Breaking down the Danilo deal

Real Madrid announced last Wednesday that they had signed Porto right-back Danilo for €31.5m, with the Brazilian international set to link up with Los Blancos this summer. However, it has since been revealed that the final price the Spanish giants will have to pay for the player has shot up to €39.3m when various add-ons are considered. So where have the extra payments come from and who got the best of the deal?  

According to former Madrid right-back Carlos Secretario, who trod the same path to Santiago Bernabeu in 1996 but returned to Porto just 18 months later, both clubs are the winners. "I read that Gerard Pique said defenders should be properly valued. Therefore, Danilo is worth every penny Real Madrid paid for him. We’re talking of a 23-year-old who has the potential to improve even more and is a regular fixture with the Brazil national team. I think Porto did great business, but so did Madrid,” maintained the 44-year-old.

The €31.5m originally quoted as being paid for the player was assumed to be the going rate for someone who has all the attributes to become a world class footballer, yet the news that the fee will now be just short of €40m has certainly raised a few eyebrows.

Portuguese publication O Jogo reports that the 23-year-old’s former club Santos will receive €1.8m, which is 10% of the €18m difference between what Porto paid for him in 2011 and the €31.5m Madrid will shell out – a clause written into the agreement when Danilo signed.

Madrid will also have to pay €4m in commission to three representatives [or intermediaries as they are now known] who mediated on their behalf, while 5% of the €31.5m is added as the cost of the player’s development. The latter figure is to be spread between Porto, Santos and America Mineiro, where Danilo began his career, although the Portuguese club have waived their percentage.

There is also a €500,000 insurance fee in case he is injured between now and the end of the season, with his club having reached the quarter-finals of the Champions League and still needing to play eight more League games.
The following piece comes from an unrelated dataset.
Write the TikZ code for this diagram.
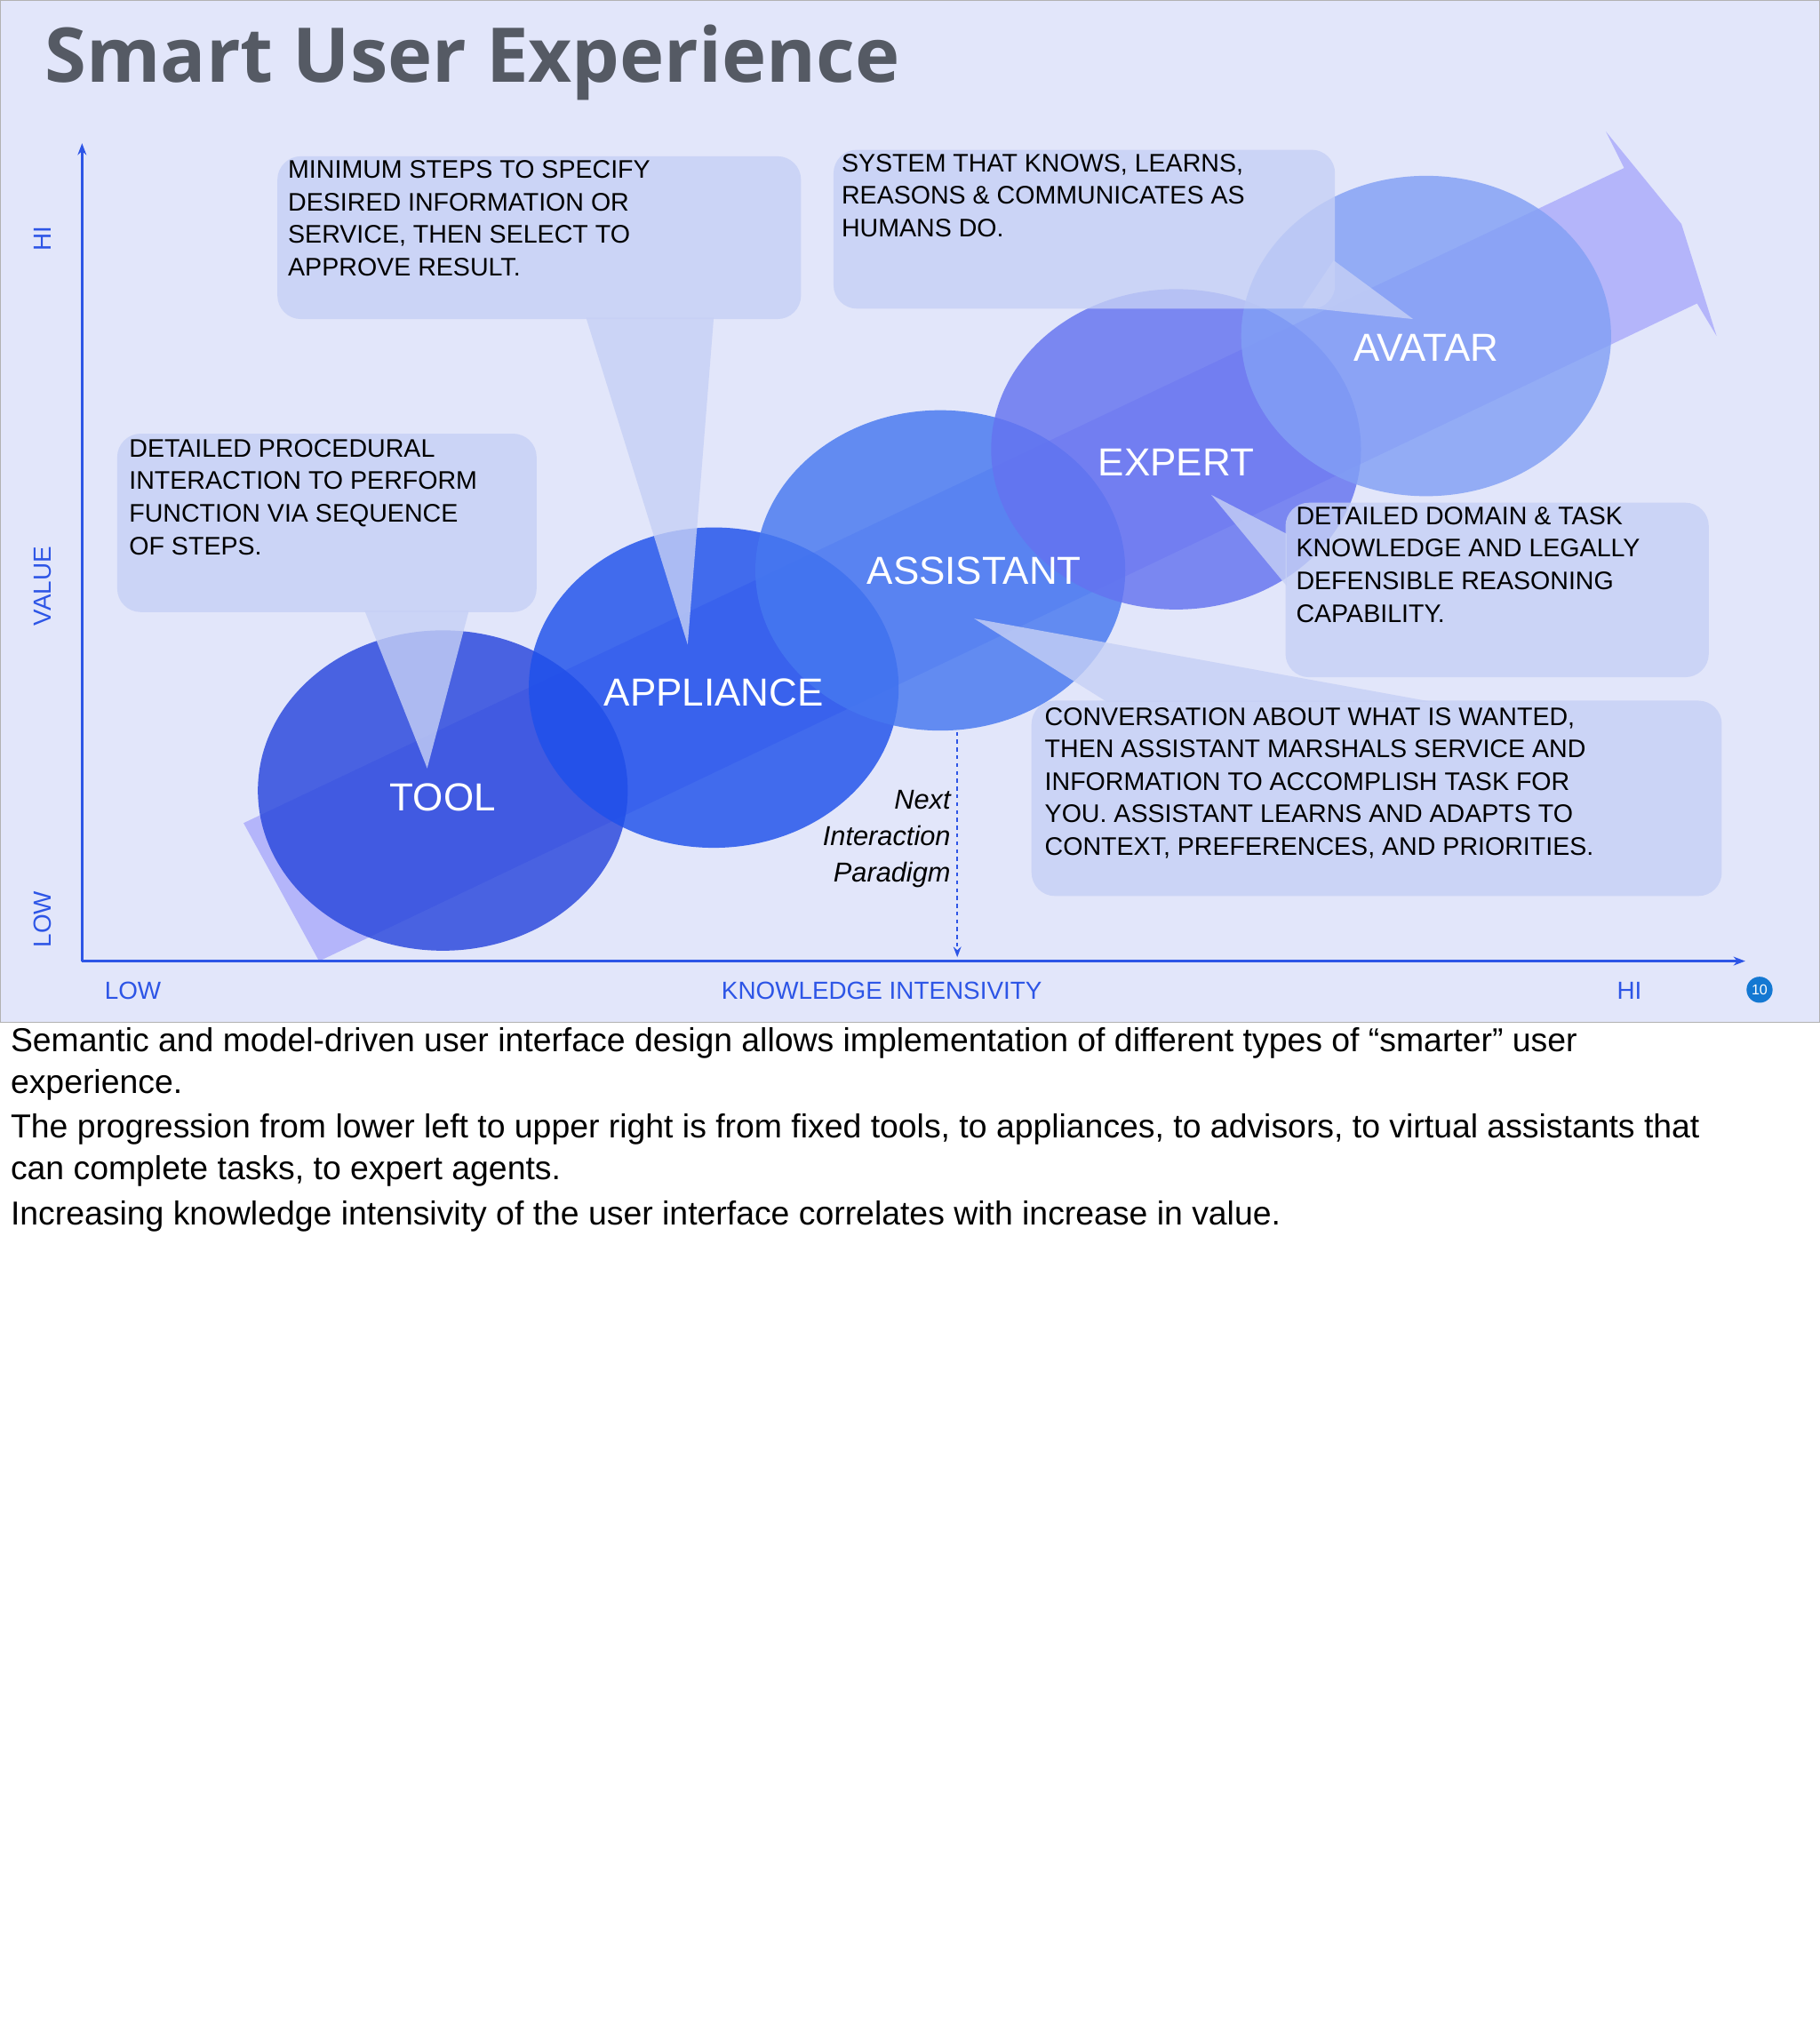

Assuming the wage Danilo will receive at the Bernabeu is more than was allegedly offered by Barcelona, who were also desperate to secure his signature, Madrid on the face of it have paid a fortune for a player who has only shone since Julen Lopetegui took over the reins at the Estadio do Dragao last Summer. The avalanche of praise since heaped on Porto President Pinto da Costa by the country’s Press for conducting the sale appears to confirm this.

Added to that, Danilo is out of contract in June 2016 and could have been signed at zero cost from next January, echoing the case of Toni Kroos when Madrid negotiated his move from Bayern Munich after he had just become a world champion.

Barca were understood to have proposed paying Porto €25m for Danilo plus a discount on the purchase option of Cristian Tello, who is on a two-year loan there from the Catalans.  However, the player plumped for Madrid as La Blaugrana’s transfer ban would have meant him sitting out Porto’s Champions League group games in the first part of next season in order to be registered for the competition with Luis Enrique’s team in January 2016, when the ban is lifted.

The Dragons are no strangers to this type of deal and have been obliged to sell players season after season in order to survive, with an incredible €715m – including Danilo’s transfer – entering their coffers since winning the Champions League under Jose Mourinho in 2004. Not for nothing have they earned the reputation as the football factory for some of Europe’s top clubs, although much of the money received has gone to third party owners and agents.

Whoever is the main beneficiary of the Danilo-Real Madrid arrangement only time will tell, as in all major transfers between big clubs. Even so, one cannot help get the feeling that the cost of a player that will have to dislodge Spain right-back Dani Carvajal from Carlo Ancelotti’s starting line-up is one that may have been over-inflated.